From France, the popular crusade moved on to Germany and started spreading havoc there among the Jewish communities, although it is unclear under whose leadership they were operating. It is estimated there was between 300,000 - 500,000 Jews living in medieval Europe at the time (Katz 81). First the Jews at Speyer were attacked and 11 Jews were killed, but the bishop was able to rescue the rest of the Jews and even was able to punish some of the attackers (“Mainz Anon.” 100-101, “Solomon” 22, “Eliezer” 80-81). At Worms the Jews were divided between staying with the bishop and trusting their neighbors to help them. The first wave of attacks destroyed the latter group, while the second wave destroyed the former group, for a total of 800 killed. The preference of the Jews to be martyred rather than convert is seen clearly in the events here (“Mainz Anon.” 100-105, “Solomon” 23, “Elizer” 81-85).

The biggest attack happened at Mainz. Godfrey of Bouillon came with an army, but left after he was bribed. But then an army led by Emich arrived, and a bribe did not work with him. The burghers initially attacked the crusaders to defend the Jews until a crusader was killed, when all the Gentiles decided that the Jews had divided them and set upon the Jews. The Jews holed up in the house of the bishop, but were attacked nevertheless. After an unsuccessful military defense, the Jews decided to commit mass suicide, with fathers killing their families and mothers their children. The Hebrew Chronicles graphically tell of these deaths and the burning of the synagogue. About 1,000 Jews total were killed at Mainz (“Mainz Anon.” 105-115, “Solomon” 23-49, Albert).

The bishop at Cologne tried to save the Jews there by dispersing them in the surrounding villages, but the crusaders searched them out and destroyed them (“Solomon” 49-61, “Eliezer” 85-88, Albert). More attacks occurred at Trier, where Peter is recorded as attacking. The bishop tried to protect the Jews, but was forced to flee himself (“Solomon” 62-67). Metz was attacked (“Solomon” 67), then Regensburg, where the Jews were thrown into the Danube and compelled to be baptized (“Solomon” 67-68). Overall, there appear to be between 3,000 (Katz 335) to 5,000 deaths (Schwarzfuchs 1137) in Germany, although the Jewish presence in the cities in Germany was quickly reestablished (“Solomon” 71-72, Chazan European 137).

The main crusader army did not participate in these attacks in Germany, and there is very little record that they targeted Jews for attack, as the Jews in Israel were not attacked. However, the main exception to this is the attack on Jerusalem.
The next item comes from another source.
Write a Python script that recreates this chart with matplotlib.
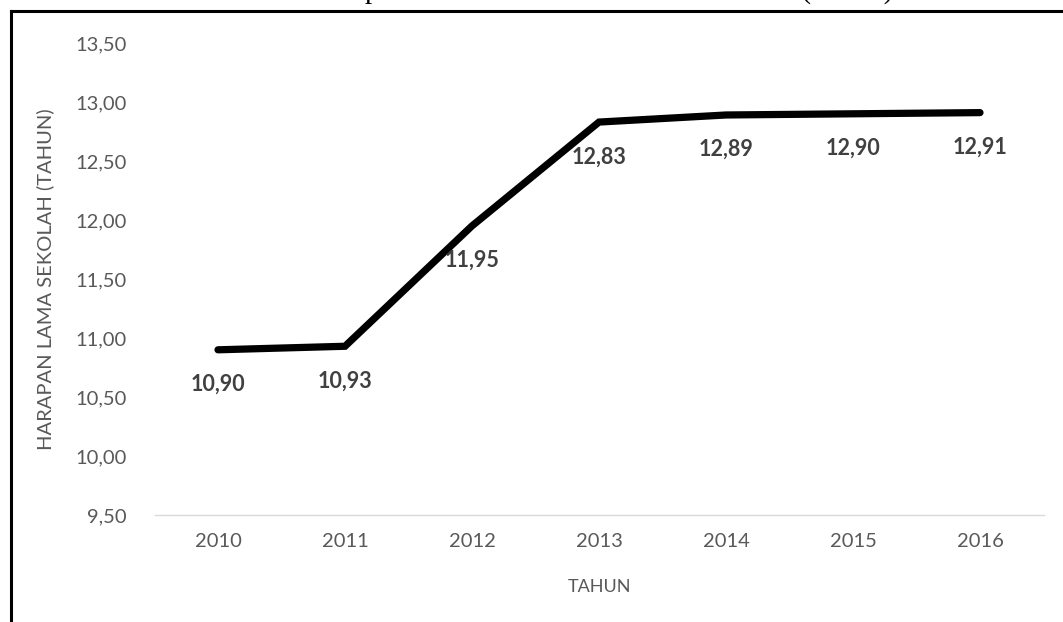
import matplotlib
matplotlib.use("Agg")
import matplotlib.pyplot as plt
from matplotlib.lines import Line2D

years = ['2010', '2011', '2012', '2013', '2014', '2015', '2016']
hls = [10.90, 10.93, 11.95, 12.83, 12.89, 12.90, 12.91]
yticks = [9.5, 10.0, 10.5, 11.0, 11.5, 12.0, 12.5, 13.0, 13.5]

plt.rcParams['font.family'] = ['Lato', 'DejaVu Sans']

fig = plt.figure(figsize=(10.63, 6.22), dpi=100)
ax = fig.add_axes([154.5 / 1063, 1 - 515 / 622, 889 / 1063, 472 / 622])

x = list(range(len(years)))
ax.plot(x, hls, color='black', linewidth=5.2, solid_capstyle='round', solid_joinstyle='miter')

for xi, v in zip(x, hls):
    ax.annotate(f"{v:.2f}".replace('.', ','), (xi, v), xytext=(0, -25),
                textcoords='offset points', ha='center', va='center',
                fontsize=15.5, fontweight='bold', color='#404040')

ax.set_xlim(-0.5, len(years) - 0.5)
ax.set_ylim(9.5, 13.5)
ax.set_xticks(x)
ax.set_xticklabels(years)
ax.set_yticks(yticks)
ax.set_yticklabels([f"{t:.2f}".replace('.', ',') for t in yticks])
ax.tick_params(axis='both', length=0, labelsize=14.5, colors='#595959')
ax.tick_params(axis='y', pad=20)
ax.tick_params(axis='x', pad=13)

for s in ['top', 'right', 'left']:
    ax.spines[s].set_visible(False)
ax.spines['bottom'].set_color('#d9d9d9')
ax.spines['bottom'].set_linewidth(1)

ax.set_xlabel('TAHUN', fontsize=13, color='#595959')
ax.xaxis.set_label_coords(0.5, -0.136)
ax.set_ylabel('HARAPAN LAMA SEKOLAH (TAHUN)', fontsize=14.5, color='#595959')
ax.yaxis.set_label_coords(-0.113, 0.5)

# frame of the chart object (cut at right and bottom)
fig.add_artist(Line2D([10.5 / 1063, 10.5 / 1063], [0, 1 - 11 / 622], color='black', linewidth=2.2,
                      transform=fig.transFigure, solid_capstyle='projecting'))
fig.add_artist(Line2D([10.5 / 1063, 1], [1 - 11 / 622, 1 - 11 / 622], color='black', linewidth=2.2,
                      transform=fig.transFigure, solid_capstyle='projecting'))

# caption above, mostly cropped off
fig.text(893 / 1063, 1 + 1 / 622, 'Grafik Harapan Lama Sekolah Tahun 2010-2016 (Tahun)',
         ha='right', va='baseline', fontsize=21, family='Liberation Serif', color='black')

fig.savefig('out.png', dpi=100)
This was the highlight of the First Crusade: the taking of Jerusalem and regaining access to the Church of the Holy Sepulcher. The main attack on the city was on MountZion and in the northeast corner, which was the Jewish quarter at the time. The Jews fought with the Muslims against the attackers, but the Crusaders eventually broke through the walls and ran through the city streets, killing all they could find (Gichon 79). Not all in the city were killed, but the vast majority were slaughtered (Katz 336). Many Jews were sold into slavery, and the synagogue and Torah scrolls were destroyed, although some of the Jews werer ransomed back later (Riley-Smith 64). The accounts of the chroniclers paint a graphic picture, of which the account of Raymond d’Aguiliers will be given as an example.

But now that our men had the possession of the walls and towers, wonderful sights were to be seen. Some of our men (and this was more merciful) cut off the heads of the their enemies; others shot them with arrows, so that they fell from the towers; others tortured them longer by casting them into the flames. Piles of heads, hands, and feet were to be seen in the streets of the city. It was necessary to pick one’s way over the bodies of the men and horses. But these were small matters compared to what happened at the Temple of Solomon… So let it suffice to say this much, at least, that in the Temple and porch of Solomon, men rode in blood up to their knees and bridle reins. Indeed, it was a just and splendid judgment of God that this place should be filled with the blood of the unbelievers, since it had suffered so long from their blasphemies. The city was filled with corpses and blood (Medieval Sourcebook “Siege”).